Nestlé's Lean Cuisine Salad Additions adapted the restaurant-style salad for the grocery store by pairing Nestle's frozen food accompaniments with store lettuce. The frozen product is thawed and heated quickly and served on fresh lettuce, creating a restaurant-style experience at home. These four items -- Asian-Style Chicken Salad, Bistro Chicken Salad, Cranberry & Chicken Salad and Southwest-Style Chicken Salad -- are all inspired by restaurant salads, yet priced at a significant savings to a restaurant meal.

The required pairing with produce encourages partnerships with retailers.

The future of fresh

As consumers continue to seek fresh and nutritional food, pressure will grow on food processors, restaurants and retailers to deliver the foods in convenient and economical ways. Partnerships may grow beyond product placement to innovative supply chain integration and joint ventures to deliver restaurant-quality food in retail stores.

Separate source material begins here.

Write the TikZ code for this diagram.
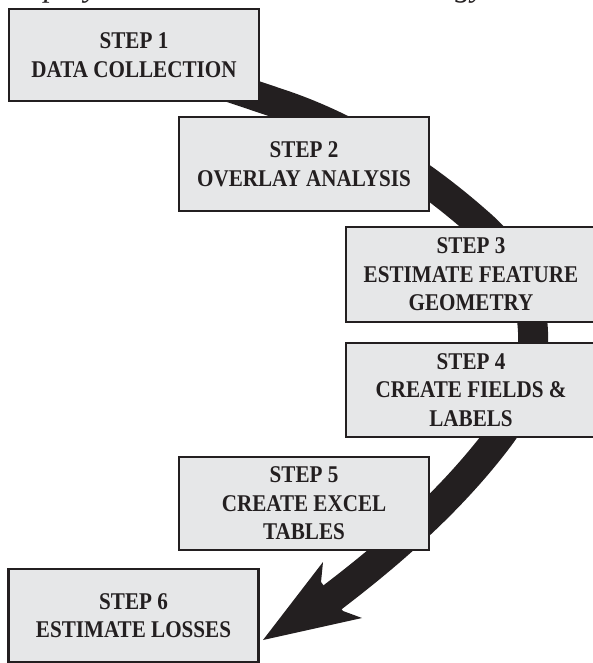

Bold thinking drove Clarence Birdseye to launch the quick-frozen food industry. Innovative use of existing supply chains prompted Weight Watchers and Tyson to build a branded presence in fresh prepared meals. Costco has leveraged the best of both worlds to create ready-to-eat customized fresh meal solutions not available to its competitors. Creative pairing between frozen and fresh allowed Nestle to create an in-home restaurant meal.

Over the next decade, as consumers seek additional fresh and nutritious foods, retailers will seek partnerships with processed food manufacturers that deliver fresh and convenient meal solutions. While retailers are reacting to consumer demands, food processors have been slow to react and adapt, leaving an open window of opportunity.

At A.T. Kearney, we believe the trends of the "fresh age" are pivotal and will define the food industry for the coming decades. Bold, innovative and creative thinking will allow savvy food companies to step up to the table and meet the challenge of the "fresh age".